My mom often worked herself into hysterics demanding to know if I wanted to be a boy. But no! I did not want to be a boy! There was nothing in the entire world that I wanted more than to be a woman! A whole entire fully-grown woman with a job and a car and the ability to swallow coffee and also my very own boobs!
And still, I don't want to be a man. I want to take what has traditionally belonged to men — suits and ties and oxfords and polo shirts and boots and big chunky watches; loving women — and transmute it into something that exists outside of the dominion of men entirely. Cisgender men only notice me when they notice what I've taken from them, when they see something they thought they owned and are forced to acknowledge that I've made it mine. And I’m better at it because I don’t live inside a cage of hate and resentment and fear.

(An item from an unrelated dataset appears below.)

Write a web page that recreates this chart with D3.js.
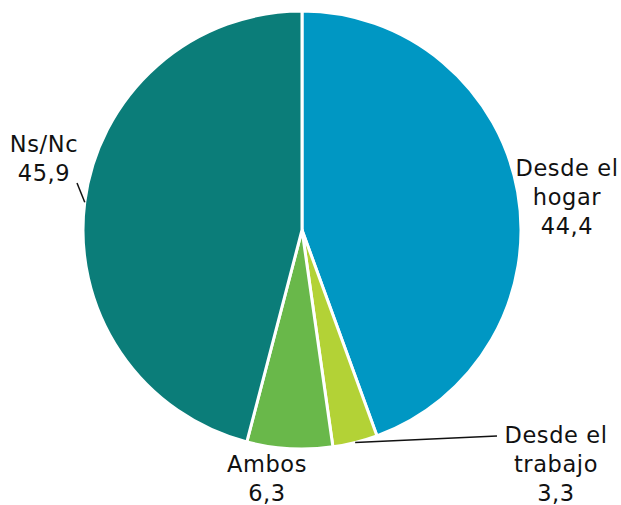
<!DOCTYPE html>
<html><head><meta charset="utf-8">
<script src="https://cdn.jsdelivr.net/npm/d3@7"></script>
<style>body{margin:0;background:#fff}svg{display:block}text{font-family:Verdana,"DejaVu Sans",sans-serif;font-size:22.5px;letter-spacing:0.6px;fill:#111}</style>
</head><body>
<script>
const categories = ["Desde el hogar", "Desde el trabajo", "Ambos", "Ns/Nc"];
const labelLines = [["Desde el", "hogar"], ["Desde el", "trabajo"], ["Ambos"], ["Ns/Nc"]];
const values = [44.4, 3.3, 6.3, 45.9];
const valueLabels = ["44,4", "3,3", "6,3", "45,9"];
const colors = ["#0097c3", "#b3d236", "#69b84a", "#0b7d79"];

const W = 621, H = 505, cx = 302, cy = 230, R = 219;
const svg = d3.select("body").append("svg").attr("width", W).attr("height", H);
const g = svg.append("g").attr("transform", `translate(${cx},${cy})`);

const pie = d3.pie().sort(null).value(d => d);
const arcs = pie(values);
const arc = d3.arc().innerRadius(0).outerRadius(R);

g.selectAll("path.slice").data(arcs).enter().append("path")
  .attr("class", "slice")
  .attr("d", arc)
  .attr("fill", (d, i) => colors[i])
  .attr("stroke", "#fff").attr("stroke-width", 3).attr("stroke-linejoin", "round");

const layout = [
  {x: 265, y: -54, leader: null},
  {x: 254, y: 213, leader: {r0: 219, end: [195, 206]}},
  {x: -35, y: 242, leader: null},
  {x: -258, y: -78, leader: {r0: 219, end: [-225, -47]}}
];
const lh = 29;
arcs.forEach((a, i) => {
  const L = layout[i];
  const lines = labelLines[i].concat([valueLabels[i]]);
  const t = g.append("text").attr("text-anchor", "middle");
  lines.forEach((s, k) => t.append("tspan").attr("x", L.x).attr("y", L.y + k * lh).text(s));
  if (L.leader) {
    const mid = (a.startAngle + a.endAngle) / 2;
    const p0 = [Math.sin(mid) * L.leader.r0, -Math.cos(mid) * L.leader.r0];
    g.append("line").attr("x1", p0[0]).attr("y1", p0[1])
      .attr("x2", L.leader.end[0]).attr("y2", L.leader.end[1])
      .attr("stroke", "#111").attr("stroke-width", 1.5);
  }
});
</script>
</body></html>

“Bleach blonde bad-built butch body” has become the insult of the summer, and I can’t really blame Representative Jasmine Crockett for it. It’s the kind of alliterative clapback to racist monster Marjorie Taylor-Greene that I’d spend ten years and hundreds of hot showers trying to come up with, and I’d never get close. Crockett has even trademarked it. It is kinda funny to me, though, because there’s no one less butch than MTG. Her brain would literally melt if anyone described her the way Stone Butch Blues author Leslie Feinberg self-identified: "an anti-racist white, working-class, secular Jewish, transgender, lesbian, female, revolutionary communist." Fuck yes.
A longtime friend recently reached out to say she thinks of me as her lesbian dad, and I told her, sincerely, that there's no better compliment I could receive. That’s “butch” to me: being a lesbian dad and the kind of person who inspires someone wonderful to call you that. I like to think I’m the ultimate girl dad, in the sense that I'm both a girl and a dad — and I'm not going to wear a dress to a wedding.
Yesss! This is so good. (Also as good a place as any to say that there's this bar we go to a lot where a lot of the bartenders are femmes with big muscles, which tbh is one of the reasons i like going there so much, but ive been lifting weights this summer JUST IN CASE any of them ever challenge me to an arm wrestle, not necessarily because i want to win but just so in this entirely imaginary situation i can at least put up a respectable showing 😂. Anyway to me that is also one meaning of "butch": live your life as if you might be challenged to an arm wrestling match by a pretty bartender at any given moment.)
As an AFAB femme-presenting non-binary person who is most comfortable in pants but loves lipstick and eyeliner and MY BOOBS but is, in the words of the glorious Janet from The Good Place, "not a girl", this part gave me so much joy and I felt so seen: "It's an energy. It's a temperament. It's a demeanor. It's a thing you just know, and the best feeling in the whole world is when you can finally own it."